Stream processing on the other hands, focuses on doing complex parsing, filtering, transformations and computations on the data stream as the data flows, for example maintaining an up-to-date counters and aggregated statistics per user or rolling window “top n” (continuous computation). This is opposed to batch processing frameworks, like MapReduce and Tez, that are based on one-time bulk processing. In this space, Apache Storm (originally from Backtype / Twitter) is the main player, but as LinkedIn released Apache Samza last month, it might lead to some healthy competition. There are other initiatives – for example, Cloudera contributed a library or building real-time analytics on Flume which might be good enough for simpler cases.
By the way, these two types of systems are complementary. Specifically, the combination of Kafka and Storm seems to be gaining traction – here is one success story from LivePerson.
Now, stay with me for a minute while I hype… What if you could write most of the common batches as stream processing? What if you could provide your business users updated data that is only seconds or tens of seconds behind the present? What if you could just have the answers to many common questions always updated and ready? Could stream processing significantly de-emphasize / replace batch processing on Hadoop in the future?
Now, that is of course mostly crazy talk today. In reality, maybe stream processing would not be a good fit for many computation types, and it is rather early to fully understand it. Also, the functionality, optimizations, integrations, methodologies and best practices around stream processing would likely take a few years to really mature.
Having said that, it seems to me that at least in the database / ETL space, stream processing has a great potential to evolve into a powerful alternative paradigm on how we design a system that adds analytic to operational systems.
But, instead of hyping anymore, I’ll ask – how crazy is that? How far are we from such capabilities? What I already see looks promising in theory. Here are a couple of examples:
- Storm already has its own official abstraction layer to simplify writing complex computations. It is called Trident, contributed by Twitter and is part of Storm 0.8. It provides higher-level micro-batch primitives that allows, for example, to build parallel aggregations and joins. Interestingly, when Twitter released it a year ago, they specifically described it as similar to Pig or Cascading, but for stream processing.
It seems to me that declarative,SQL-like continuous computation is only one step away from that.
- Even more fascinating is Twitter’s Summingbird (open-sourced last month). It is a programmer-friendly abstraction of stream processing that can be executed either in real-time (on Storm) or as batch (using Scalding, translated to MapReduce, in the future maybe to Tez). More interestingly, It was designed to allow an hybrid mode, transparently mixing historical data (batch) from Hadoop with last-minute updates from Storm.
So, batch and streaming could co-exist and even transparently mix, even today.
Now, it remains to be seen of course how will those technologies evolve, but it seems that the current state of events is already not too bad. With the adoption steam processing by mainstream Hadoop distributions (surely Hortonworks wont be the last), usability, functionality and innovation will likely all accelerate.

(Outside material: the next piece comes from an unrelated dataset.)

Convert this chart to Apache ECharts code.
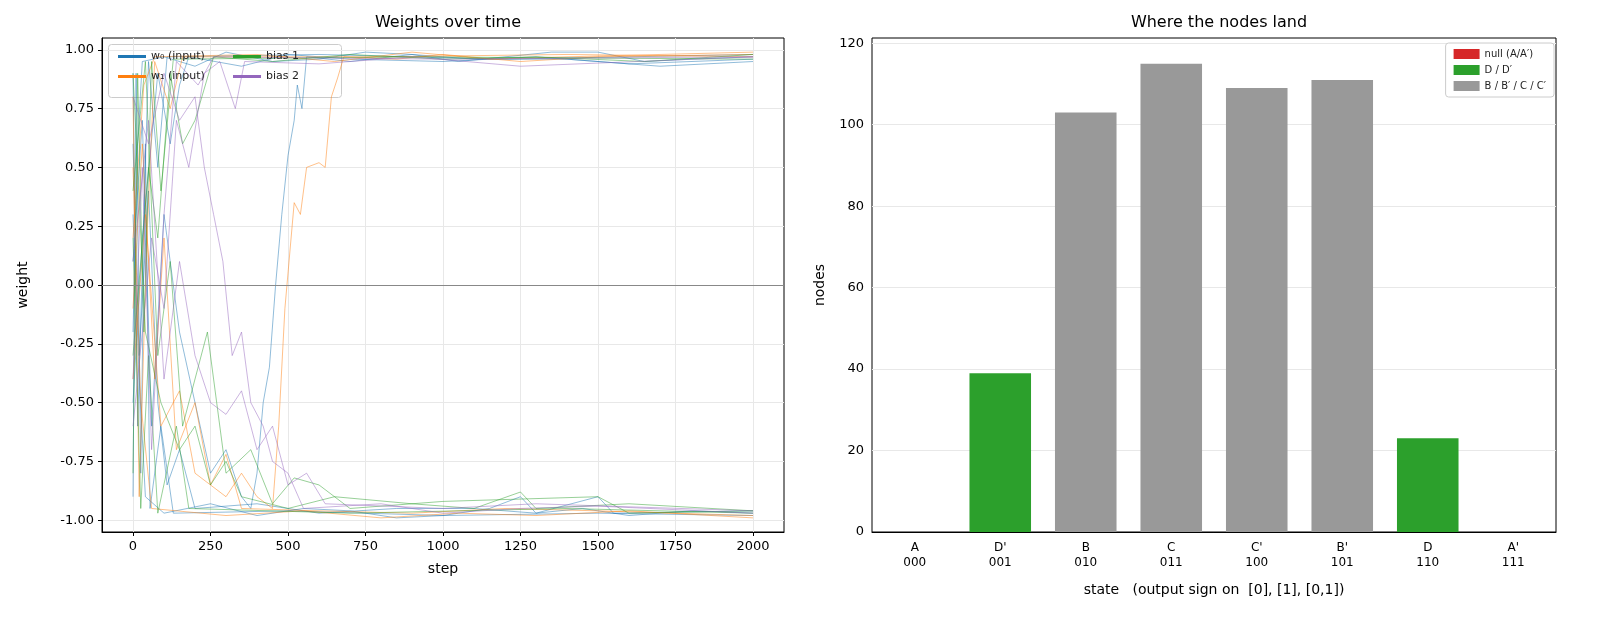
<!DOCTYPE html>
<html>
<head>
<meta charset="utf-8">
<script src="https://cdn.jsdelivr.net/npm/echarts@6/dist/echarts.min.js"></script>
<style>
  html, body { margin: 0; padding: 0; background: #fff; }
  #main { width: 1611px; height: 630px; }
</style>
</head>
<body>
<div id="main"></div>
<script>
// weight traces, [step, weight] pairs
var w0Traces = [
  [[0,-0.2],[15,0.6],[30,0.95],[100,0.97],[200,0.93],[300,0.99],[450,0.95],[600,0.96],[750,0.99],[900,0.98],[1050,0.95],[1200,0.97],[1350,0.99],[1500,0.99],[1650,0.95],[1800,0.96],[2000,0.97]],
  [[0,0.3],[20,-0.4],[40,-0.9],[100,-0.97],[250,-0.93],[400,-0.98],[550,-0.95],[700,-0.96],[850,-0.99],[1000,-0.98],[1150,-0.95],[1250,-0.9],[1300,-0.97],[1450,-0.95],[1600,-0.98],[1800,-0.96],[2000,-0.97]],
  [[0,0.1],[30,0.7],[60,-0.6],[100,0.3],[150,-0.2],[200,-0.5],[250,-0.8],[300,-0.7],[350,-0.9],[380,-0.95],[400,-0.8],[420,-0.5],[440,-0.35],[460,0.0],[480,0.3],[500,0.55],[520,0.7],[530,0.85],[545,0.75],[560,0.97],[700,0.95],[900,0.98],[1100,0.96],[1400,0.96],[1700,0.93],[2000,0.95]],
  [[0,-0.5],[30,0.2],[80,0.9],[120,0.6],[150,0.85],[180,0.97],[350,0.93],[500,0.98],[700,0.96],[1000,0.95],[1300,0.97],[1600,0.94],[2000,0.96]],
  [[0,0.6],[20,-0.3],[50,0.4],[80,-0.5],[110,-0.85],[150,-0.7],[200,-0.95],[400,-0.93],[600,-0.97],[850,-0.95],[1100,-0.95],[1300,-0.97],[1500,-0.9],[1550,-0.97],[2000,-0.96]],
  [[0,-0.9],[10,0.9],[25,-0.8],[40,0.6],[55,-0.95],[90,-0.6],[130,-0.97],[500,-0.96],[1000,-0.98],[1500,-0.97],[2000,-0.98]],
  [[0,0.9],[15,-0.6],[35,0.3],[50,0.95],[80,0.5],[110,0.97],[600,0.98],[1200,0.96],[2000,0.98]]
];
var w1Traces = [
  [[0,0.5],[25,-0.5],[60,-0.95],[300,-0.98],[550,-0.96],[800,-0.99],[1050,-0.97],[1300,-0.98],[1600,-0.96],[2000,-0.99]],
  [[0,-0.4],[40,0.3],[90,-0.6],[150,-0.45],[200,-0.8],[300,-0.9],[350,-0.8],[400,-0.9],[450,-0.95],[470,-0.6],[490,-0.1],[520,0.35],[540,0.3],[560,0.5],[600,0.52],[620,0.5],[640,0.8],[660,0.88],[680,0.97],[850,0.96],[1000,0.98],[1250,0.95],[1500,0.97],[2000,0.98]],
  [[0,0.2],[35,0.85],[70,0.97],[400,0.98],[650,0.95],[900,0.99],[1150,0.96],[1400,0.97],[1700,0.98],[2000,0.99]],
  [[0,-0.1],[30,0.6],[70,-0.4],[100,0.2],[140,-0.7],[200,-0.5],[250,-0.85],[300,-0.72],[350,-0.95],[600,-0.96],[900,-0.97],[1200,-0.95],[1500,-0.96],[2000,-0.98]],
  [[0,0.8],[20,-0.9],[45,0.2],[70,0.95],[120,0.75],[160,0.97],[800,0.97],[1400,0.98],[2000,0.97]]
];
var bias1Traces = [
  [[0,0.9],[40,-0.2],[90,-0.5],[150,-0.7],[200,-0.6],[250,-0.85],[300,-0.75],[350,-0.9],[500,-0.95],[650,-0.9],[900,-0.93],[1100,-0.95],[1250,-0.88],[1300,-0.95],[1600,-0.93],[2000,-0.96]],
  [[0,-0.3],[50,0.5],[80,0.2],[120,0.9],[160,0.6],[200,0.7],[260,0.97],[450,0.95],[700,0.98],[1000,0.96],[1300,0.97],[1650,0.95],[2000,0.98]],
  [[0,0.4],[40,0.95],[80,-0.3],[120,0.1],[160,-0.6],[240,-0.2],[270,-0.5],[300,-0.8],[380,-0.7],[450,-0.93],[520,-0.82],[600,-0.85],[700,-0.95],[1000,-0.92],[1500,-0.9],[1600,-0.97],[2000,-0.96]],
  [[0,-0.8],[15,0.9],[35,-0.2],[60,0.95],[90,0.4],[130,0.96],[900,0.97],[2000,0.96]],
  [[0,0.2],[25,-0.95],[50,-0.3],[80,-0.97],[140,-0.6],[180,-0.95],[700,-0.97],[1400,-0.95],[2000,-0.97]]
];
var bias2Traces = [
  [[0,0.8],[50,0.6],[100,0.9],[150,0.7],[200,0.8],[230,0.5],[260,0.3],[290,0.1],[320,-0.3],[350,-0.2],[380,-0.5],[420,-0.6],[450,-0.75],[500,-0.8],[550,-0.95],[800,-0.93],[1000,-0.97],[1250,-0.95],[1500,-0.94],[2000,-0.97]],
  [[0,-0.6],[60,0.2],[100,-0.1],[140,0.7],[180,0.5],[230,0.9],[280,0.95],[330,0.75],[360,0.95],[600,0.94],[900,0.97],[1250,0.93],[2000,0.97]],
  [[0,0.1],[50,0.7],[100,-0.4],[150,0.1],[200,-0.3],[250,-0.5],[300,-0.55],[350,-0.45],[400,-0.7],[450,-0.6],[500,-0.85],[560,-0.8],[620,-0.93],[1000,-0.95],[1300,-0.93],[2000,-0.96]],
  [[0,-0.4],[30,0.5],[60,-0.7],[100,0.3],[140,0.95],[210,0.85],[260,0.97],[1000,0.96],[2000,0.97]]
];

// final-state histogram
var stateNames = ['A\n000', "D'\n001", 'B\n010', 'C\n011', "C'\n100", "B'\n101", 'D\n110', "A'\n111"];
var nullCounts = [0, '-', '-', '-', '-', '-', '-', 0];
var dCounts = ['-', 39, '-', '-', '-', '-', 23, '-'];
var bcCounts = ['-', '-', 103, 115, 109, 111, '-', '-'];

var stepTicks = [0, 250, 500, 750, 1000, 1250, 1500, 1750, 2000];
var weightTicks = [-1, -0.75, -0.5, -0.25, 0, 0.25, 0.5, 0.75, 1];
var nodeTicks = [0, 20, 40, 60, 80, 100, 120];

var blue = '#1f77b4', orange = '#ff7f0e', green = '#2ca02c', purple = '#9467bd';
var font = 'DejaVu Sans';

var chart = echarts.init(document.getElementById('main'));

var series = [];
function addTraces(list, name, color) {
  list.forEach(function (t) {
    series.push({
      name: name, type: 'line', data: t, showSymbol: false, symbol: 'none',
      xAxisIndex: 0, yAxisIndex: 0, color: color,
      lineStyle: { width: 0.9, opacity: 0.55 }, silent: true
    });
  });
}
addTraces(w0Traces, 'w₀ (input)', blue);
addTraces(w1Traces, 'w₁ (input)', orange);
addTraces(bias1Traces, 'bias 1', green);
addTraces(bias2Traces, 'bias 2', purple);
series[0].markLine = {
  symbol: 'none', silent: true, label: { show: false },
  lineStyle: { color: '#888', width: 1, type: 'solid' },
  data: [{ yAxis: 0 }]
};

function bar(name, data, color) {
  series.push({
    name: name, type: 'bar', data: data, stack: 's', barWidth: '72%',
    xAxisIndex: 1, yAxisIndex: 1, color: color
  });
}
bar('null (A/A′)', nullCounts, '#d62728');
bar('D / D′', dCounts, green);
bar('B / B′ / C / C′', bcCounts, '#999999');

var legendBase = {
  orient: 'vertical', itemWidth: 28, itemHeight: 3, itemGap: 9,
  icon: 'rect',
  textStyle: { fontFamily: font, fontSize: 11, color: '#222' },
  borderWidth: 0, backgroundColor: 'transparent', padding: [6, 8]
};

var axisCommon = {
  axisLine: { onZero: false, lineStyle: { color: '#000' } },
  axisTick: { lineStyle: { color: '#000' }, length: 4 },
  axisLabel: { color: '#000', fontFamily: font, fontSize: 13 },
  nameTextStyle: { color: '#000', fontFamily: font, fontSize: 14 },
  splitLine: { show: true, lineStyle: { color: '#e8e8e8' } }
};
function ax(extra) { return Object.assign({}, axisCommon, extra); }

chart.setOption({
  animation: false,
  title: [
    { text: 'Weights over time', left: 443, top: 10, textAlign: 'center',
      textStyle: { fontFamily: font, fontSize: 16, fontWeight: 'normal', color: '#000' } },
    { text: 'Where the nodes land', left: 1214, top: 10, textAlign: 'center',
      textStyle: { fontFamily: font, fontSize: 16, fontWeight: 'normal', color: '#000' } }
  ],
  legend: [
    Object.assign({}, legendBase, { data: ['w₀ (input)', 'w₁ (input)'], left: 110, top: 45 }),
    Object.assign({}, legendBase, { data: ['bias 1', 'bias 2'], left: 225, top: 45 }),
    Object.assign({}, legendBase, { data: ['null (A/A′)', 'D / D′', 'B / B′ / C / C′'],
      right: 57, top: 43, itemWidth: 26, itemHeight: 10, itemGap: 6,
      backgroundColor: 'rgba(255,255,255,0.85)', borderColor: '#ccc', borderWidth: 1, borderRadius: 3,
      textStyle: { fontFamily: font, fontSize: 10, color: '#222' } })
  ],
  graphic: [{
    type: 'rect', left: 108, top: 44, silent: true, z: 0,
    shape: { width: 233, height: 53, r: 3 },
    style: { fill: 'rgba(255,255,255,0.85)', stroke: '#ccc', lineWidth: 1 }
  }],
  grid: [
    { left: 102, top: 38, width: 682, height: 494, show: true, borderColor: '#000', borderWidth: 1 },
    { left: 872, top: 38, width: 684, height: 494, show: true, borderColor: '#000', borderWidth: 1 }
  ],
  xAxis: [
    ax({ type: 'value', gridIndex: 0, min: -100, max: 2100,
      name: 'step', nameLocation: 'middle', nameGap: 30,
      axisLabel: Object.assign({}, axisCommon.axisLabel, {
        customValues: stepTicks, formatter: function (v) { return String(v); } }),
      axisTick: { customValues: stepTicks, lineStyle: { color: '#000' }, length: 4 } }),
    ax({ type: 'category', gridIndex: 1, data: stateNames,
      name: 'state   (output sign on  [0], [1], [0,1])', nameLocation: 'middle', nameGap: 51,
      axisTick: { alignWithLabel: true, lineStyle: { color: '#000' }, length: 4 },
      axisLabel: Object.assign({}, axisCommon.axisLabel, { fontSize: 12, lineHeight: 15 }),
      splitLine: { show: false } })
  ],
  yAxis: [
    ax({ type: 'value', gridIndex: 0, min: -1.05, max: 1.05,
      name: 'weight', nameLocation: 'middle', nameGap: 72,
      axisLabel: Object.assign({}, axisCommon.axisLabel, {
        customValues: weightTicks, formatter: function (v) { return v.toFixed(2); } }),
      axisTick: { customValues: weightTicks, lineStyle: { color: '#000' }, length: 4 } }),
    ax({ type: 'value', gridIndex: 1, min: 0, max: 121.3,
      name: 'nodes', nameLocation: 'middle', nameGap: 45,
      axisLabel: Object.assign({}, axisCommon.axisLabel, { customValues: nodeTicks }),
      axisTick: { customValues: nodeTicks, lineStyle: { color: '#000' }, length: 4 } })
  ],
  series: series
});
</script>
</body>
</html>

So, if you are starting to look into “next-gen” Big Data infrastructure and low require latency from event to results, it might be a good time to start looking into stream processing.
Update 30/10/13: I can’t believe I didn’t spend time to read about Lambda Architecture before. Nathan Marz (who led Twitter’s Storm) came up with a coherent, end-to-end architecture for a data system to make relational databases obsolete, with both a batch processing component and a stream processing component. Find some time to watch his fascinating presentation from Strange Loop 2012, you won’t regret it.